--- begin ---

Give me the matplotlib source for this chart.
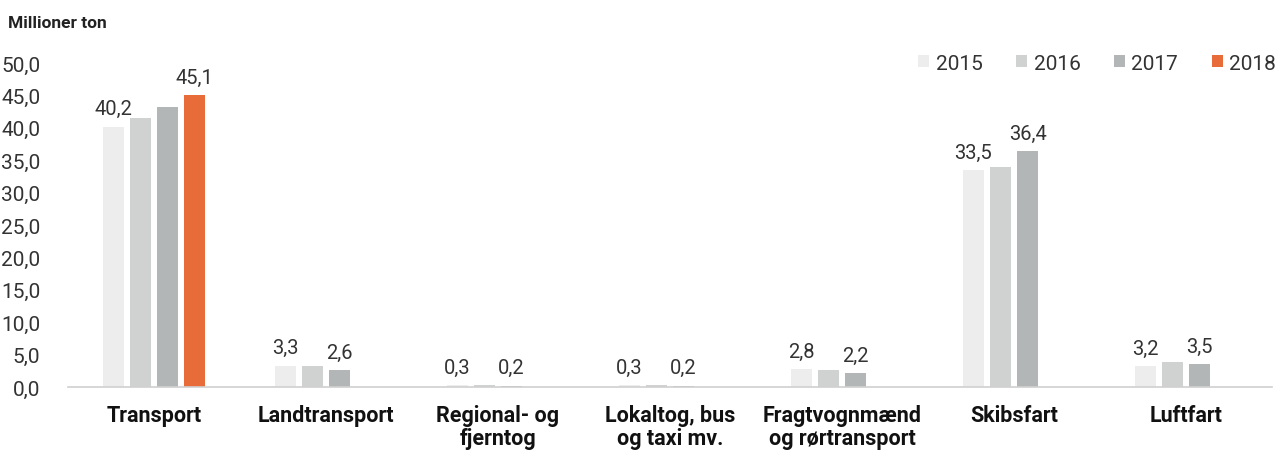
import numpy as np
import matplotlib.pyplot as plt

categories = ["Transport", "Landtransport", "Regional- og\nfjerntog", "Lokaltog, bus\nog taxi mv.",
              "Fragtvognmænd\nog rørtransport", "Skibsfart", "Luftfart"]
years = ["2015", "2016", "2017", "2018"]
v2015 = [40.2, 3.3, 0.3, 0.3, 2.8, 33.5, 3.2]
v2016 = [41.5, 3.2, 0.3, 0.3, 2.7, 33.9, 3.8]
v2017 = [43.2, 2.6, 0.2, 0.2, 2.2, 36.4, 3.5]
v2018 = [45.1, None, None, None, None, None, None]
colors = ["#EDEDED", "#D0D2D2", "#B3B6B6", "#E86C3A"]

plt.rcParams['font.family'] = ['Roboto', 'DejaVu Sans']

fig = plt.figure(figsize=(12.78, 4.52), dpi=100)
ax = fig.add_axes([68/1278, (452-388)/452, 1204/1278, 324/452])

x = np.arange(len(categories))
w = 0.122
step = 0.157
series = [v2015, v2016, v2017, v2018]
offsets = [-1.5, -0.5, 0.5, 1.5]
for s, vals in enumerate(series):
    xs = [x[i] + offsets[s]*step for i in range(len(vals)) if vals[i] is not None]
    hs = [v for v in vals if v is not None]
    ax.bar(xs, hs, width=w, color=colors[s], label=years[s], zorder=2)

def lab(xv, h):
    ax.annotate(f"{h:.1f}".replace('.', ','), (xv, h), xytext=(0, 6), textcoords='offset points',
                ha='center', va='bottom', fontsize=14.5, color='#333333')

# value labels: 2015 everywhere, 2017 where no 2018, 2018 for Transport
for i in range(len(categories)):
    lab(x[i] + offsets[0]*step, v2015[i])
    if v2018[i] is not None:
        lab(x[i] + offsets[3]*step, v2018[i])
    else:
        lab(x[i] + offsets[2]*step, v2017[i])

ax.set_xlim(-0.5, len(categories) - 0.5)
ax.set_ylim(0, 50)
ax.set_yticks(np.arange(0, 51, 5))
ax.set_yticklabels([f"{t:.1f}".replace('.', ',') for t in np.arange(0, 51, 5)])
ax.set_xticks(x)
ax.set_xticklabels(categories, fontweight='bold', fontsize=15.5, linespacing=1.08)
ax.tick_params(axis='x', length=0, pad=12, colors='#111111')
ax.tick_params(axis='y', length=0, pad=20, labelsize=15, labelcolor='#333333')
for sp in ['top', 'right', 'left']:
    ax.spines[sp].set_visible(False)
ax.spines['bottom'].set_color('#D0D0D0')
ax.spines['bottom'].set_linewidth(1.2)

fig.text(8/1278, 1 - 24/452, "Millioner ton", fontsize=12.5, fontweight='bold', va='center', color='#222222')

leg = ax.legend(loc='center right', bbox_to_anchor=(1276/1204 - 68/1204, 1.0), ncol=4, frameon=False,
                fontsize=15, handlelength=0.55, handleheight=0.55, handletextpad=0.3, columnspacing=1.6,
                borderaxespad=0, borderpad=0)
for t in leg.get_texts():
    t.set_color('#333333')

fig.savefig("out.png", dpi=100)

--- end ---
--- begin ---

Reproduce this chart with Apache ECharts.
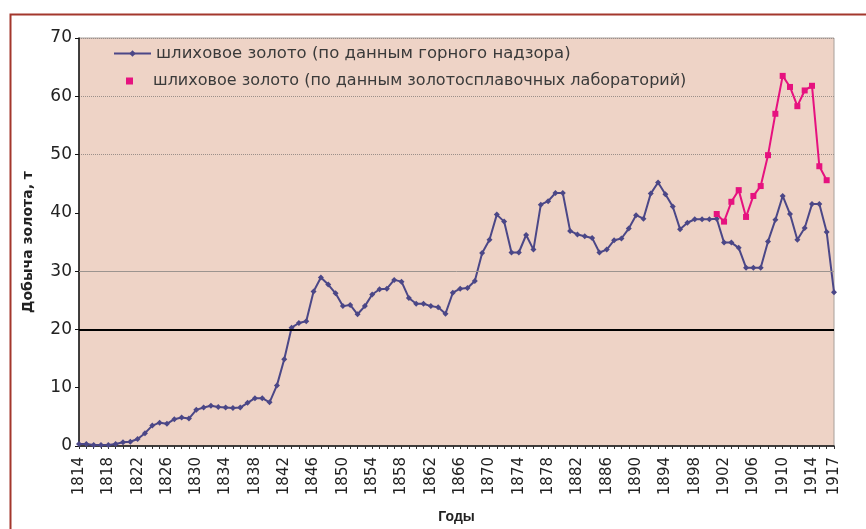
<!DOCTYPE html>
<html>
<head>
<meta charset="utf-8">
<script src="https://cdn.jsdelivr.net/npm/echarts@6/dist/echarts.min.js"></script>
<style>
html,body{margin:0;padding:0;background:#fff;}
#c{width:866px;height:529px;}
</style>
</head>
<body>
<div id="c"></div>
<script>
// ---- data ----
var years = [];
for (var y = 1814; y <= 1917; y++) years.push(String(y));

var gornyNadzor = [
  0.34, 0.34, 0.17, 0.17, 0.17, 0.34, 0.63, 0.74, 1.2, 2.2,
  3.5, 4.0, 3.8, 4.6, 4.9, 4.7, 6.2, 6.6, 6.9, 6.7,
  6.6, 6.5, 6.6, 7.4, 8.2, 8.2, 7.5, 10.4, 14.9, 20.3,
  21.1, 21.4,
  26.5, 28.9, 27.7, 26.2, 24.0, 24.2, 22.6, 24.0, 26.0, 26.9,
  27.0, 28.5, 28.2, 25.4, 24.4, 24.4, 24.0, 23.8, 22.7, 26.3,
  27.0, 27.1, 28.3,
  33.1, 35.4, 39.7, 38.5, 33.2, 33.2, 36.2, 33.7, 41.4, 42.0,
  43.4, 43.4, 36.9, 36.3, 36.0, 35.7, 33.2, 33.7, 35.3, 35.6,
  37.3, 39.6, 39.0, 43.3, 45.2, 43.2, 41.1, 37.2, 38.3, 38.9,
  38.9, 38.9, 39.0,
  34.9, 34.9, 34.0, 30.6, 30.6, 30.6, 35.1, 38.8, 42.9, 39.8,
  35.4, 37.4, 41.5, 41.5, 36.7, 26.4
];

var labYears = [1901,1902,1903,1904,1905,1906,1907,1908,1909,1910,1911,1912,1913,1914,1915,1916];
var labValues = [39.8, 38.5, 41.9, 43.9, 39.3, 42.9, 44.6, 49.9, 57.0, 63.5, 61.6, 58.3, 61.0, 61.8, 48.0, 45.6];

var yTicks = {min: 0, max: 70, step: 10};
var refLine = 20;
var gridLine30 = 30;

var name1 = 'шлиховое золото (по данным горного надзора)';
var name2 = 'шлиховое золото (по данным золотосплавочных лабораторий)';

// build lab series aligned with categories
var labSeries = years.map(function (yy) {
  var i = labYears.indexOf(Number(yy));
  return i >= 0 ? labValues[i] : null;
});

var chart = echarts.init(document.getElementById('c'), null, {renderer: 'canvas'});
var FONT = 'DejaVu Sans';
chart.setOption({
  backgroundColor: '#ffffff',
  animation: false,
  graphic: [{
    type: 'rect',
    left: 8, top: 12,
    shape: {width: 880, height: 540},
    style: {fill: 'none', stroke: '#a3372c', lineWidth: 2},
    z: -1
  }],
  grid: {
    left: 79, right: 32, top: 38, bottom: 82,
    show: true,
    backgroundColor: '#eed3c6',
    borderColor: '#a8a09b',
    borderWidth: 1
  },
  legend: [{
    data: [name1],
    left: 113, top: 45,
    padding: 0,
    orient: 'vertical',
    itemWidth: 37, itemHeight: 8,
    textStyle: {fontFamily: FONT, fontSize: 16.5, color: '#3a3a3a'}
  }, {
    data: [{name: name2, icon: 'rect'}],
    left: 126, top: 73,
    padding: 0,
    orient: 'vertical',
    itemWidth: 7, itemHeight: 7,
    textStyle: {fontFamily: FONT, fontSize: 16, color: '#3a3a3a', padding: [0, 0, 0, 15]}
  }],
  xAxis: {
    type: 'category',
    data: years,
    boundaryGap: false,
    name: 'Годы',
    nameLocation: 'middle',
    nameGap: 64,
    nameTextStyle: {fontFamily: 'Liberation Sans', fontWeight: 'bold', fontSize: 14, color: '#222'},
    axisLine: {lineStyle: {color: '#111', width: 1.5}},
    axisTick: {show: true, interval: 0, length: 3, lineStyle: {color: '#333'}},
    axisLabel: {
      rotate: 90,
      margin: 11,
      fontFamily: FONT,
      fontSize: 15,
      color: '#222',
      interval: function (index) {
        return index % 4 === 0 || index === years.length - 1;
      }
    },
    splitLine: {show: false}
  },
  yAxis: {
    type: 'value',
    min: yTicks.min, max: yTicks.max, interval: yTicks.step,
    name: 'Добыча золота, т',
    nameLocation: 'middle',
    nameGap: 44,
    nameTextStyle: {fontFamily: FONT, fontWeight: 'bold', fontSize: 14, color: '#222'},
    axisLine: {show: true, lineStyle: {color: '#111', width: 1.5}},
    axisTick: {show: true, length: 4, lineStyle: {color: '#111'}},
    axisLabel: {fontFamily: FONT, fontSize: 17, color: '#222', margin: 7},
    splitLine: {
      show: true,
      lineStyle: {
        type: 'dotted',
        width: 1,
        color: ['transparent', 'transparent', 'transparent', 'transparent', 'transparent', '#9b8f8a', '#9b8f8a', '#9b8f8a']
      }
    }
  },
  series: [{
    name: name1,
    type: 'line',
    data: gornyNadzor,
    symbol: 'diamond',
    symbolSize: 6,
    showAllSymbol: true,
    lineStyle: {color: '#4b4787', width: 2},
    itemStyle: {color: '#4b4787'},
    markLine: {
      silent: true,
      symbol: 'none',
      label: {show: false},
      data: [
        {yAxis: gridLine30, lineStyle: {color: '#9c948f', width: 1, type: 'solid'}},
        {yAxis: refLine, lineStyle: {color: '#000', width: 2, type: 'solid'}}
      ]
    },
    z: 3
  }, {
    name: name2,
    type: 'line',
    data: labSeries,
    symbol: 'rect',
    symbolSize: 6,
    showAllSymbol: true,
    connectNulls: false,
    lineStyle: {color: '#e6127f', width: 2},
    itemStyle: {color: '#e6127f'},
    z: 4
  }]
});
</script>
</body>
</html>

--- end ---
--- begin ---

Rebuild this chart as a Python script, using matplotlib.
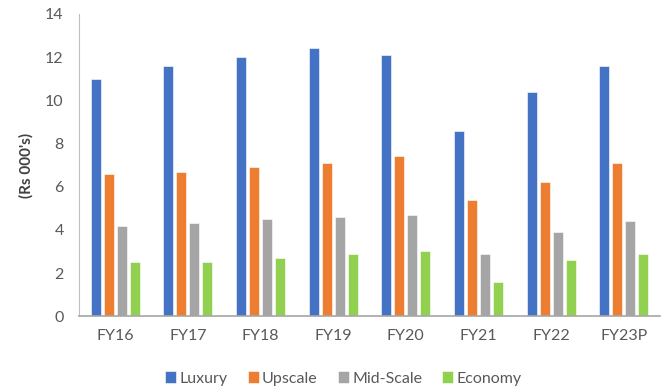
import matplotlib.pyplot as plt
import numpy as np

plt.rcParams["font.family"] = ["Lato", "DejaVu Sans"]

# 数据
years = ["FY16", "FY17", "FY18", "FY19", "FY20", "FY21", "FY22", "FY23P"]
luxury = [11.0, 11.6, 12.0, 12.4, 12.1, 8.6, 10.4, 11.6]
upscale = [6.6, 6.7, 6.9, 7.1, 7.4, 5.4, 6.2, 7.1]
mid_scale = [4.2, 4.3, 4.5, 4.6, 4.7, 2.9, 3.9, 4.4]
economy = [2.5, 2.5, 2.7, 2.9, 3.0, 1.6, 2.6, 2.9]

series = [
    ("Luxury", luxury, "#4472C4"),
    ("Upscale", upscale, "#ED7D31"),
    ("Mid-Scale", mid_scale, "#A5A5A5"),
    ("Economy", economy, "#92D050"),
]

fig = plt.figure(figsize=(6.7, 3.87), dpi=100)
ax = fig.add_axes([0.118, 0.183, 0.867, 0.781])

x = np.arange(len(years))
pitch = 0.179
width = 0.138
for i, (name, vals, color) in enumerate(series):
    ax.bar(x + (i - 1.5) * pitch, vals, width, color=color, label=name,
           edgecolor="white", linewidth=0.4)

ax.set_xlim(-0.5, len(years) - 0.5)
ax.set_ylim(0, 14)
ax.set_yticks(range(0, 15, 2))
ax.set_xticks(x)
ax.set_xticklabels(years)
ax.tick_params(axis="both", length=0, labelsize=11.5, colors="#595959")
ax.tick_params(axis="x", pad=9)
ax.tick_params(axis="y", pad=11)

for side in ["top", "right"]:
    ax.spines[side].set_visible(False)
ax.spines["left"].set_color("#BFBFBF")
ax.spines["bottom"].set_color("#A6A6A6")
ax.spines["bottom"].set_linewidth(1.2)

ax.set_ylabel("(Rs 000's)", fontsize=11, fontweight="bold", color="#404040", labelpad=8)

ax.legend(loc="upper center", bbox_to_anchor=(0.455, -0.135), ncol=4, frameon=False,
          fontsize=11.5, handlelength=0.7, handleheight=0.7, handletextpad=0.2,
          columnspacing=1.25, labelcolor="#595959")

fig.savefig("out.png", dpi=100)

--- end ---

**Prompt**
Using the data above, extract exactly the lines from the one containing "Give me the matplotlib source for this chart." through the one containing "ha='center', va='bottom', fontsize=14.5, color='#333333')". Pictures are left out.

**Exercise answer**
Give me the matplotlib source for this chart.
import numpy as np
import matplotlib.pyplot as plt

categories = ["Transport", "Landtransport", "Regional- og\nfjerntog", "Lokaltog, bus\nog taxi mv.",
              "Fragtvognmænd\nog rørtransport", "Skibsfart", "Luftfart"]
years = ["2015", "2016", "2017", "2018"]
v2015 = [40.2, 3.3, 0.3, 0.3, 2.8, 33.5, 3.2]
v2016 = [41.5, 3.2, 0.3, 0.3, 2.7, 33.9, 3.8]
v2017 = [43.2, 2.6, 0.2, 0.2, 2.2, 36.4, 3.5]
v2018 = [45.1, None, None, None, None, None, None]
colors = ["#EDEDED", "#D0D2D2", "#B3B6B6", "#E86C3A"]

plt.rcParams['font.family'] = ['Roboto', 'DejaVu Sans']

fig = plt.figure(figsize=(12.78, 4.52), dpi=100)
ax = fig.add_axes([68/1278, (452-388)/452, 1204/1278, 324/452])

x = np.arange(len(categories))
w = 0.122
step = 0.157
series = [v2015, v2016, v2017, v2018]
offsets = [-1.5, -0.5, 0.5, 1.5]
for s, vals in enumerate(series):
    xs = [x[i] + offsets[s]*step for i in range(len(vals)) if vals[i] is not None]
    hs = [v for v in vals if v is not None]
    ax.bar(xs, hs, width=w, color=colors[s], label=years[s], zorder=2)

def lab(xv, h):
    ax.annotate(f"{h:.1f}".replace('.', ','), (xv, h), xytext=(0, 6), textcoords='offset points',
                ha='center', va='bottom', fontsize=14.5, color='#333333')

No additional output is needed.